▸ Exercise instructions
Your task is to copy the listing exactly. Drop any pictures from the copy.

•••••

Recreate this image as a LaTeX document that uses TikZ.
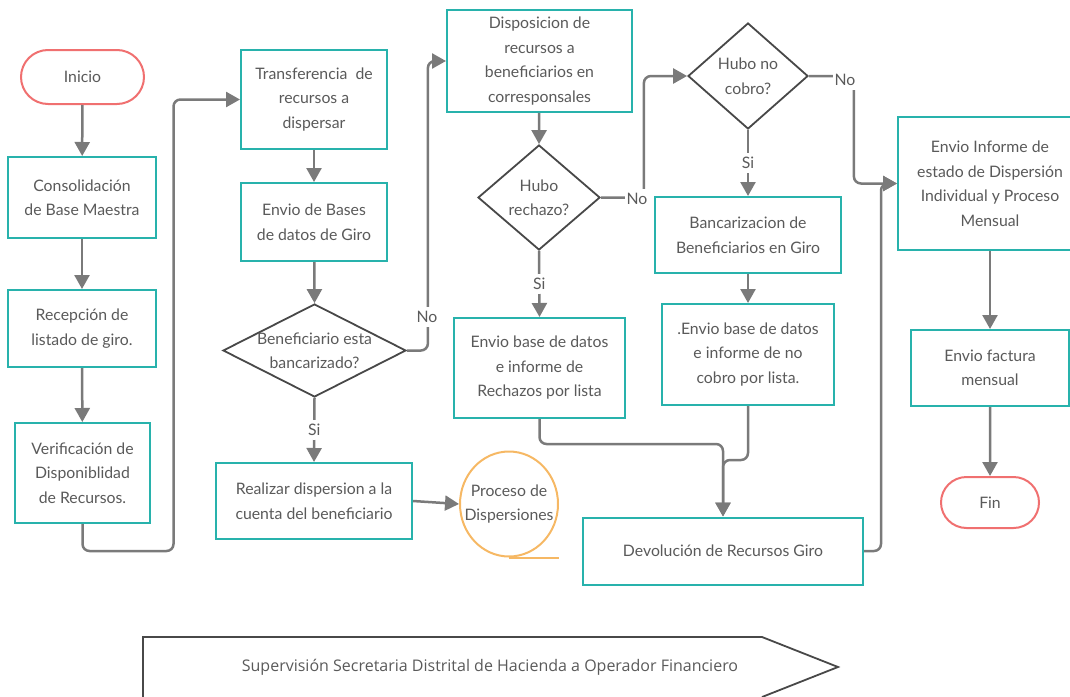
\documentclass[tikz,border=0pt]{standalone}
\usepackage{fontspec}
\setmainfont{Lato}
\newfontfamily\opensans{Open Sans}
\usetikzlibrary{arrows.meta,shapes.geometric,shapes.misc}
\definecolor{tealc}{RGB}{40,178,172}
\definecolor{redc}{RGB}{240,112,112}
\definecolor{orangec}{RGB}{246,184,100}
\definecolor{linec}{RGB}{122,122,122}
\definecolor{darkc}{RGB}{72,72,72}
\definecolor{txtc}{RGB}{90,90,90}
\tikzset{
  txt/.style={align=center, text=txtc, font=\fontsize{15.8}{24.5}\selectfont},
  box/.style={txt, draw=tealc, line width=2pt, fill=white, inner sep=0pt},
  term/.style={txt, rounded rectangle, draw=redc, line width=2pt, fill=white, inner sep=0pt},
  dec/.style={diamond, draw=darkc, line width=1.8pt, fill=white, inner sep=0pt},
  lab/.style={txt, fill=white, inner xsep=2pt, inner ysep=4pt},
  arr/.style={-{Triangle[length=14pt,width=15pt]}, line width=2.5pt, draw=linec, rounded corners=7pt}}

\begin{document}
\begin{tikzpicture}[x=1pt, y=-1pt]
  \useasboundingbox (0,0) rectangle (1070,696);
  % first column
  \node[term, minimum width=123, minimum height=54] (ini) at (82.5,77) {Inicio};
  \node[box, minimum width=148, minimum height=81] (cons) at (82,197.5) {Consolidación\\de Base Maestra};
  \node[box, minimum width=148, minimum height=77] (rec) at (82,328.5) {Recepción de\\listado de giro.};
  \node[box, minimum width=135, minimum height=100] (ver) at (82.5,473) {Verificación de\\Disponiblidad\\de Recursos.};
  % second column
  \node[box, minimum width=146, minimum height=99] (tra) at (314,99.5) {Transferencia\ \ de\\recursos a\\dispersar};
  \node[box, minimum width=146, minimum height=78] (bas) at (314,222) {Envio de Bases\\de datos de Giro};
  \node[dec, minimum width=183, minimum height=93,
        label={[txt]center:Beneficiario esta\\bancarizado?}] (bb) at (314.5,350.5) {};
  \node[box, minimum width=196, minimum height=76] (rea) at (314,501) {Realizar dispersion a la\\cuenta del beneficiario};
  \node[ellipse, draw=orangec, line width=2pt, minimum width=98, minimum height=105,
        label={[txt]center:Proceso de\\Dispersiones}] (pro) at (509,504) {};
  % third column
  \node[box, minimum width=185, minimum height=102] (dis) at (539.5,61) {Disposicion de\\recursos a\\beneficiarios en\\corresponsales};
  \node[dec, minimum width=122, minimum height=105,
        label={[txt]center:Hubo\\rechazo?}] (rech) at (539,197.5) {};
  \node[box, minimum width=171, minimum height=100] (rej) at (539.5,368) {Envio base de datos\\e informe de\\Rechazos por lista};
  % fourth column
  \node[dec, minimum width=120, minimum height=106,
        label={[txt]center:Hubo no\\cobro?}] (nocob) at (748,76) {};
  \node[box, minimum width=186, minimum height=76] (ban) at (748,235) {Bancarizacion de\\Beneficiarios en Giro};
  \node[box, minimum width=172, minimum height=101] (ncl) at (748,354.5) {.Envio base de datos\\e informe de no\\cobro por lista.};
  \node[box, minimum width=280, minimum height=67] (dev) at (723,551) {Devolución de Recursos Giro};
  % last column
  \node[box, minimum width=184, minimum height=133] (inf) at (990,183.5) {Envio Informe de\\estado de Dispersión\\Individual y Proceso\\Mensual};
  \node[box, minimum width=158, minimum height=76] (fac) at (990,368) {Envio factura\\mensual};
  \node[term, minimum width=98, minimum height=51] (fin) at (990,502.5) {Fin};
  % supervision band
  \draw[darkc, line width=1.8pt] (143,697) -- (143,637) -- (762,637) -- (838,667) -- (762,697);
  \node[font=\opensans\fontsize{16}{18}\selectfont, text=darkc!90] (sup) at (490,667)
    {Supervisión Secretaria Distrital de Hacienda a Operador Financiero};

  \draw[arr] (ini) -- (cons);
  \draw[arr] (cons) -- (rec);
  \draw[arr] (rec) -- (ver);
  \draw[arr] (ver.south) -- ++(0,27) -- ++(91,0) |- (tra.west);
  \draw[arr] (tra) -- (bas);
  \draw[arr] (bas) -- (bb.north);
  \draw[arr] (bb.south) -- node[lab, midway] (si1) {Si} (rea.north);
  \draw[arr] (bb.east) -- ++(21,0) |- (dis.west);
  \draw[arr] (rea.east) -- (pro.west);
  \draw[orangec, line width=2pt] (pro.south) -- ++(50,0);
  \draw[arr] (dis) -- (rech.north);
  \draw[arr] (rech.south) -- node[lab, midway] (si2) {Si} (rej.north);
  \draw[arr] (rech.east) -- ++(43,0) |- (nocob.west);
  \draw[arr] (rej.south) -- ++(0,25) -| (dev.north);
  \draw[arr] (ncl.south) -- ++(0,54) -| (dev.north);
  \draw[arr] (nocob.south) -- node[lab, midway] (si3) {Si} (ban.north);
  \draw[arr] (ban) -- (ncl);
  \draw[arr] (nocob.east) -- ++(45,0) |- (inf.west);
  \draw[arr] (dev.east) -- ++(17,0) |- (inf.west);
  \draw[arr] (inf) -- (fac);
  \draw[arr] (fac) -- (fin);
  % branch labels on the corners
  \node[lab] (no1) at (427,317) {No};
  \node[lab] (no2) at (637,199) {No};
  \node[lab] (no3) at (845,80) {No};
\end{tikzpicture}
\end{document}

•••••

▸ Expected answer
Recreate this image as a LaTeX document that uses TikZ.
\documentclass[tikz,border=0pt]{standalone}
\usepackage{fontspec}
\setmainfont{Lato}
\newfontfamily\opensans{Open Sans}
\usetikzlibrary{arrows.meta,shapes.geometric,shapes.misc}
\definecolor{tealc}{RGB}{40,178,172}
\definecolor{redc}{RGB}{240,112,112}
\definecolor{orangec}{RGB}{246,184,100}
\definecolor{linec}{RGB}{122,122,122}
\definecolor{darkc}{RGB}{72,72,72}
\definecolor{txtc}{RGB}{90,90,90}
\tikzset{
  txt/.style={align=center, text=txtc, font=\fontsize{15.8}{24.5}\selectfont},
  box/.style={txt, draw=tealc, line width=2pt, fill=white, inner sep=0pt},
  term/.style={txt, rounded rectangle, draw=redc, line width=2pt, fill=white, inner sep=0pt},
  dec/.style={diamond, draw=darkc, line width=1.8pt, fill=white, inner sep=0pt},
  lab/.style={txt, fill=white, inner xsep=2pt, inner ysep=4pt},
  arr/.style={-{Triangle[length=14pt,width=15pt]}, line width=2.5pt, draw=linec, rounded corners=7pt}}

\begin{document}
\begin{tikzpicture}[x=1pt, y=-1pt]
  \useasboundingbox (0,0) rectangle (1070,696);
  % first column
  \node[term, minimum width=123, minimum height=54] (ini) at (82.5,77) {Inicio};
  \node[box, minimum width=148, minimum height=81] (cons) at (82,197.5) {Consolidación\\de Base Maestra};
  \node[box, minimum width=148, minimum height=77] (rec) at (82,328.5) {Recepción de\\listado de giro.};
  \node[box, minimum width=135, minimum height=100] (ver) at (82.5,473) {Verificación de\\Disponiblidad\\de Recursos.};
  % second column
  \node[box, minimum width=146, minimum height=99] (tra) at (314,99.5) {Transferencia\ \ de\\recursos a\\dispersar};
  \node[box, minimum width=146, minimum height=78] (bas) at (314,222) {Envio de Bases\\de datos de Giro};
  \node[dec, minimum width=183, minimum height=93,
        label={[txt]center:Beneficiario esta\\bancarizado?}] (bb) at (314.5,350.5) {};
  \node[box, minimum width=196, minimum height=76] (rea) at (314,501) {Realizar dispersion a la\\cuenta del beneficiario};
  \node[ellipse, draw=orangec, line width=2pt, minimum width=98, minimum height=105,
        label={[txt]center:Proceso de\\Dispersiones}] (pro) at (509,504) {};
  % third column
  \node[box, minimum width=185, minimum height=102] (dis) at (539.5,61) {Disposicion de\\recursos a\\beneficiarios en\\corresponsales};
  \node[dec, minimum width=122, minimum height=105,
        label={[txt]center:Hubo\\rechazo?}] (rech) at (539,197.5) {};
  \node[box, minimum width=171, minimum height=100] (rej) at (539.5,368) {Envio base de datos\\e informe de\\Rechazos por lista};
  % fourth column
  \node[dec, minimum width=120, minimum height=106,
        label={[txt]center:Hubo no\\cobro?}] (nocob) at (748,76) {};
  \node[box, minimum width=186, minimum height=76] (ban) at (748,235) {Bancarizacion de\\Beneficiarios en Giro};
  \node[box, minimum width=172, minimum height=101] (ncl) at (748,354.5) {.Envio base de datos\\e informe de no\\cobro por lista.};
  \node[box, minimum width=280, minimum height=67] (dev) at (723,551) {Devolución de Recursos Giro};
  % last column
  \node[box, minimum width=184, minimum height=133] (inf) at (990,183.5) {Envio Informe de\\estado de Dispersión\\Individual y Proceso\\Mensual};
  \node[box, minimum width=158, minimum height=76] (fac) at (990,368) {Envio factura\\mensual};
  \node[term, minimum width=98, minimum height=51] (fin) at (990,502.5) {Fin};
  % supervision band
  \draw[darkc, line width=1.8pt] (143,697) -- (143,637) -- (762,637) -- (838,667) -- (762,697);
  \node[font=\opensans\fontsize{16}{18}\selectfont, text=darkc!90] (sup) at (490,667)
    {Supervisión Secretaria Distrital de Hacienda a Operador Financiero};

  \draw[arr] (ini) -- (cons);
  \draw[arr] (cons) -- (rec);
  \draw[arr] (rec) -- (ver);
  \draw[arr] (ver.south) -- ++(0,27) -- ++(91,0) |- (tra.west);
  \draw[arr] (tra) -- (bas);
  \draw[arr] (bas) -- (bb.north);
  \draw[arr] (bb.south) -- node[lab, midway] (si1) {Si} (rea.north);
  \draw[arr] (bb.east) -- ++(21,0) |- (dis.west);
  \draw[arr] (rea.east) -- (pro.west);
  \draw[orangec, line width=2pt] (pro.south) -- ++(50,0);
  \draw[arr] (dis) -- (rech.north);
  \draw[arr] (rech.south) -- node[lab, midway] (si2) {Si} (rej.north);
  \draw[arr] (rech.east) -- ++(43,0) |- (nocob.west);
  \draw[arr] (rej.south) -- ++(0,25) -| (dev.north);
  \draw[arr] (ncl.south) -- ++(0,54) -| (dev.north);
  \draw[arr] (nocob.south) -- node[lab, midway] (si3) {Si} (ban.north);
  \draw[arr] (ban) -- (ncl);
  \draw[arr] (nocob.east) -- ++(45,0) |- (inf.west);
  \draw[arr] (dev.east) -- ++(17,0) |- (inf.west);
  \draw[arr] (inf) -- (fac);
  \draw[arr] (fac) -- (fin);
  % branch labels on the corners
  \node[lab] (no1) at (427,317) {No};
  \node[lab] (no2) at (637,199) {No};
  \node[lab] (no3) at (845,80) {No};
\end{tikzpicture}
\end{document}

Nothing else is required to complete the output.